SOLI is the oldest and most established combat charity in the world. It is well connected in Iraq and Syria, and thanks to its founder and leader Matthew VanDyke, also in Northern Africa. This paper explores how SOLI has helped form, train, and to a certain extent equip the two largest Assyrian militias in northern Iraq. It also analyzes how SOLI helped one of the Assyrian militias be recognized by the central Iraqi government in Baghdad. Even though few analysts and observers noticed the impact of SOLI, SOLI thus significantly boosted the ability of the Assyrian community in Iraq to defend itself and have its defense forces recognized by Baghdad and taken more seriously by Erbil. In addition to altering the battlefield capacities of the Assyrian militias, SOLI has thus also had rather profound political effects on the ground. But its presence among the militias has had almost no cultural effects, mostly because its local Iraqi interlocutors have been well familiar with Western culture before the arrival of SOLI.

HDA may not be the first de facto combat charity, but holds primacy as the first combat charity legally acknowledged as such by a sovereign country. In comparison with SOLI, it is less oriented toward direct combat training of local groups. Rather it focuses on facilitating the embedding of specialized volunteers from abroad—whether with military background or without—into Kurdish units in need of particular skillsets. While anti-jihadist militias are able to obtain equipment at relatively low prices and with relative ease, intelligence gathering and communications capabilities are often more elusive. HDA focuses on boosting these capabilities of local anti-ISIS militia groups, such as peshmerga units, as well as providing specialized technologies.

Both SOLI and HDA also teach commanders and leaders of the groups with which they cooperate how to communicate with Western media. They assist them in promoting their narratives and attracting Western attention. Significantly, both combat charities taught and assisted the armed groups they mentor in how to engage officials in the executive and legislative branches of the U.S. government.

In sum, combat charities thus alter not only local military balances of power, but also local political balances of power.

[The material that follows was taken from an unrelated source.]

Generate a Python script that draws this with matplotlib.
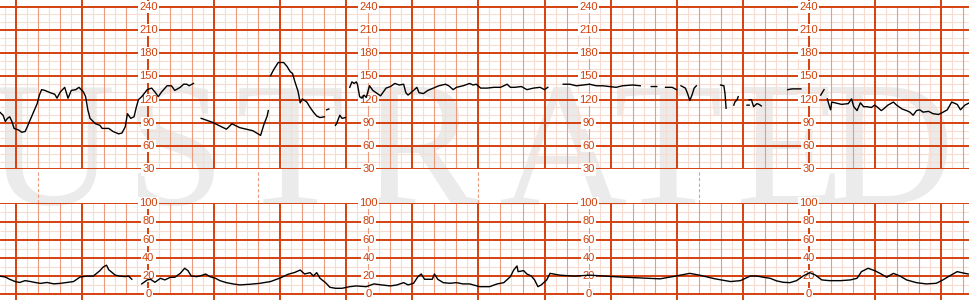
import numpy as np
import matplotlib
matplotlib.use("Agg")
import matplotlib.pyplot as plt

nan = np.nan

# fetal heart rate trace (time in s, bpm) - nan marks signal loss
fhr_time = [45, 48, 50, 52, 54, 56, 58, 62, 65, 68, 70, 72, 75, 77, 79, 81, 83, 86, 91, 95,
            97, 100, 104, 107, 110, 114, 117, 121, 123, 125, 127, 132, 136, 138, 144, 148, 153, 156, 159, 161,
            164, 167, 169, 171, 174, 179, 183, 186, 189, 192, 197, 201, 204, 209, 212, 215, 217, 221, nan,
            228, 238, 251, 256, 263, 275, 282, 285, 288, 289, nan,
            291, 294, 298, 303, 306, 309, 311, 313, 316, 318, 320, 324, 327, 330, 333, 336, 340, nan,
            342, 344, nan,
            350, 351, 354, 356, 359, nan,
            363, 365, 367, 369, 370, 372, 374, 376, 378, 381, 384, 388, 391, 396, 400, 404, 408, 412, 414, 416,
            421, 424, 426, 430, 434, 439, 444, 450, 453, 457, 460, 466, 472, 475, 478, 482, 488, 494, 500, 506,
            509, 513, 519, 524, 530, 536, 540, 543, nan,
            557, 563, 569, 575, 581, 587, 593, 599, 605, 611, 620, 627, nan,
            637, 642, nan,
            650, 656, 660, nan,
            664, 668, 670, 672, 674, 676, 678, nan,
            700, 703, 704, 705, nan,
            712, 713, 715, 716, nan,
            724, 726, nan,
            726, 728, 730, 733, 735, 737, nan,
            761, 765, 769, 773, nan,
            791, 794, nan,
            797, 799, 800, 801, 804, 810, 816, 819, 821, 824, 827, 830, 833, 837, 840, 842, 846, 848, 852, 857,
            860, 865, 869, 872, 875, 878, 881, 884, 889, 893, 898, 901, 906, 910, 915, 918, 922, 926]
fhr_bpm = [104, 100, 92, 96, 98, 92, 83, 81, 78, 79, 85, 92, 102, 109, 115, 126, 133, 132, 129, 127,
           122, 130, 136, 122, 132, 133, 136, 130, 124, 107, 96, 89, 87, 83, 83, 79, 76, 77, 85, 102,
           96, 98, 110, 120, 124, 133, 135, 130, 124, 130, 138, 138, 132, 136, 140, 140, 138, 141, nan,
           96, 91, 82, 89, 84, 80, 74, 88, 99, 106, nan,
           151, 159, 168, 168, 163, 156, 154, 144, 131, 116, 121, 117, 110, 104, 99, 97, 98, nan,
           107, 108, nan,
           87, 89, 100, 96, 97, nan,
           136, 143, 141, 143, 140, 124, 122, 126, 123, 138, 132, 128, 125, 135, 137, 141, 139, 140, 129, 126,
           132, 136, 129, 128, 132, 135, 138, 140, 138, 133, 136, 138, 141, 139, 140, 135, 135, 136, 136, 140,
           136, 136, 137, 133, 135, 136, 133, 136, nan,
           140, 140, 138, 139, 140, 138, 138, 137, 136, 138, 139, 138, nan,
           137, 137, nan,
           136, 136, 133, nan,
           138, 135, 128, 119, 126, 135, 138, nan,
           139, 138, 128, 109, nan,
           113, 117, 120, 124, nan,
           113, 113, nan,
           120, 120, 111, 115, 114, 112, nan,
           133, 134, 134, 134, nan,
           126, 133, nan,
           121, 111, 107, 117, 116, 114, 115, 121, 111, 106, 116, 111, 111, 110, 113, 111, 106, 108, 113, 117,
           113, 108, 106, 104, 100, 106, 107, 104, 105, 102, 101, 103, 107, 117, 114, 107, 113, 116]

# uterine activity (toco) trace
toco_time = [45, 50, 54, 59, 63, 68, 73, 77, 82, 88, 94, 100, 106, 112, 118, 124, 130, 133, 136, 139,
             142, 144, 147, 150, 154, 159, 162, 165, nan,
             174, 179, 182, 186, 191, 195, 200, 204, 209, 213, 216, 219, 224, 229, 232, 236, 241, 245, 251, 257,
             263, 272, 281, 291, 300, 307, 313, 318, 322, 327, 330, 333, 336, 341, 345, 350, 356, 363, 369, 378,
             385, 392, 400, 406, 412, 416, 421, 425, 428, 431, 438, 440, 443, 448, 454, 460, 466, 472, 481, 490,
             497, 503, 509, 512, 515, 516, 521, 524, 528, 531, 534, 537, 542, 545,
             554, 567, 581, 595, 609, 627, 645, 659, 672, 681, 695, 709, 718,
             727, 733, 739, 745, 751, 757, 763, 769, 775, 781, 786, 792, 799, 809, 818, 824, 828, 834, 840, 846,
             851, 857, 863, 869, 878, 887, 896, 902, 908, 915, 919, 925]
toco_val = [20, 19, 16.5, 14, 13, 15, 14, 13, 12, 13, 11.5, 12, 13, 14, 19, 20, 20, 23, 26, 30,
            32, 27, 24, 21, 20, 19.5, 20, 16.5, nan,
            11.4, 15.8, 16.5, 13.2, 17.6, 15.8, 18.7, 18.7, 23, 28.6, 26, 20.1, 19.4, 20.9, 22.3, 19.4, 17.6, 15, 12.8, 11.4,
            10.3, 11, 12, 14, 18, 22, 24, 26.7, 22.3, 23.8, 20.1, 23.8, 17.6, 12.8, 7.7, 6.6, 6.6, 8.4, 9.2, 8.4,
            11.4, 10.3, 9.2, 10.3, 12.8, 10.3, 12.1, 19.4, 22.3, 16.5, 16.5, 22.3, 16.5, 12.8, 12.1, 12.8, 11.4, 11.4, 8.4, 8.4,
            11.4, 12.8, 19.4, 26.7, 31.1, 24.9, 26, 22.3, 20.1, 15.8, 8.4, 10.3, 15.8, 23,
            21, 20, 21, 20, 19, 18, 17, 20, 23, 21, 17, 14, 15,
            20.1, 20.1, 18.7, 17.6, 14.7, 13.2, 12.8, 15, 20.1, 23.8, 21.2, 15.8, 15, 15, 15.8, 17.6, 24.9, 28.6, 26, 22.3,
            18.7, 23, 20.1, 15.8, 12.8, 11.4, 12.1, 15.8, 20.1, 24.9, 23.8, 22.3]

fhr_labels = [240, 210, 180, 150, 120, 90, 60, 30]
toco_labels = [100, 80, 60, 40, 20, 0]
label_times = [180, 380, 580, 780]
marker_times = [80, 280, 480, 680]
watermark = "USTRATED"
watermark_x = [50, 175, 290, 420, 562, 668, 790, 890]

DARK = "#d5400e"
MID = "#ec9b7e"
LIGHT = "#f7dcd2"
LABEL = "#d0400c"

W, H = 969, 300
T0, T1 = 45.2, 45.2 + W * 0.9087

fig = plt.figure(figsize=(W / 100, H / 100), dpi=100)

# watermark layer, under the grid
wm = fig.add_axes([0, 0, 1, 1], zorder=0)
wm.set_xlim(0, W)
wm.set_ylim(H, 0)
wm.axis("off")
for ch, x in zip(watermark, watermark_x):
    wm.text(x, 204, ch, ha="center", va="baseline", fontsize=128, family="Liberation Serif",
            color="#ebebeb")


def make_ax(top, bot, ylim, z):
    ax = fig.add_axes([0, 1 - bot / H, 1, (bot - top) / H], zorder=z)
    ax.set_xlim(T0, T1)
    ax.set_ylim(*ylim)
    ax.axis("off")
    ax.patch.set_alpha(0)
    return ax


fhr_ylim = (30, 240 + 6.7 / 0.7752)
toco_ylim = (100 - 96.7 / 0.91, 100)

fhr_bg = make_ax(0, 169.5, fhr_ylim, 1)
toco_bg = make_ax(203.3, 300, toco_ylim, 1)
gap = make_ax(169.5, 203.3, (0, 1), 1)

ticks = np.arange(50, 930, 10)
major_t = [t for t in ticks if (t - 60) % 60 == 0]
mid_t = [t for t in ticks if (t - 60) % 60 in (20, 40)]
light_t = [t for t in ticks if (t - 60) % 20 == 10]

# fhr grid
fhr_bg.vlines(light_t, 30, 240, color=LIGHT, lw=0.8)
fhr_bg.hlines([v for v in range(40, 240, 10) if v % 30], T0, T1, color=LIGHT, lw=0.8)
fhr_bg.vlines(mid_t, 30, 240, color=MID, lw=0.8)
fhr_bg.hlines(fhr_labels, T0, T1, color=DARK, lw=1.4)
fhr_bg.vlines(major_t, 30, fhr_ylim[1], color=DARK, lw=1.4)

# toco grid
toco_bg.vlines(light_t, 0, 100, color=LIGHT, lw=0.8)
toco_bg.hlines([10, 30, 50, 70, 90], T0, T1, color=LIGHT, lw=0.8)
toco_bg.vlines(mid_t, 0, 100, color=MID, lw=0.8)
toco_bg.hlines(toco_labels, T0, T1, color=DARK, lw=1.4)
toco_bg.vlines(major_t, toco_ylim[0], 100, color=DARK, lw=1.4)

gap.vlines(marker_times, 0, 1, color=MID, lw=0.8, linestyles=(0, (3, 2)))

for lt in label_times:
    for v in fhr_labels:
        fhr_bg.text(lt, v, str(v), ha="center", va="center", color=LABEL, fontsize=8,
                    family="Liberation Sans", clip_on=False,
                    bbox=dict(boxstyle="square,pad=0.1", fc="white", ec="none"))
    for v in toco_labels:
        toco_bg.text(lt, v, str(v), ha="center", va="center", color=LABEL, fontsize=8,
                     family="Liberation Sans", clip_on=False,
                     bbox=dict(boxstyle="square,pad=0.1", fc="white", ec="none"))

# traces on top
fhr = make_ax(0, 169.5, fhr_ylim, 2)
toco = make_ax(203.3, 300, toco_ylim, 2)
fhr.plot(fhr_time, fhr_bpm, color="black", lw=1.0)
toco.plot(toco_time, toco_val, color="black", lw=1.0)

fig.savefig("out.png", dpi=100, facecolor="white")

They influence the internal prestige and authority of local commanders and leaders as well as the leaders’ international influence. At the same time, while combat charities thus may be seen as assuming the role of a local powerbroker, they can also be at times manipulated by local groups whom they assist.

Even though combat charities, at their current numbers and scale, do not have the capacity to alter the outcome of large-scale conflicts, they can and already do have significant effects on local orders and may significantly influence the shape and outcomes of smaller conflicts and the resulting political arrangements. Their emergence also has significant legal and ethical implications. Whether and under what circumstances combat charities improve humanitarian outcomes or spiral out of control and generate new sets of humanitarian challenges and pernicious conflict dynamics will depend on local circumstances as well as international policies. Policymakers should no longer ignore the combat charity phenomenon. They should acknowledge their existence, analyze their impact, and devise policies for how to engage with them.

In “Combat charities or when humanitarians go to war,” Pavol Kosnáč turns to the two case studies of combat charities to provide background, key takeaways, and policy implications of the conflicts which combat charities have joined, how they operate, and their influence on the military battlefield, local and political order, and international relations. Unpacking the term “combat charity,” he discusses the controversies surrounding the term, explaining why it’s nonetheless appropriate and why combat charities are likely here to stay.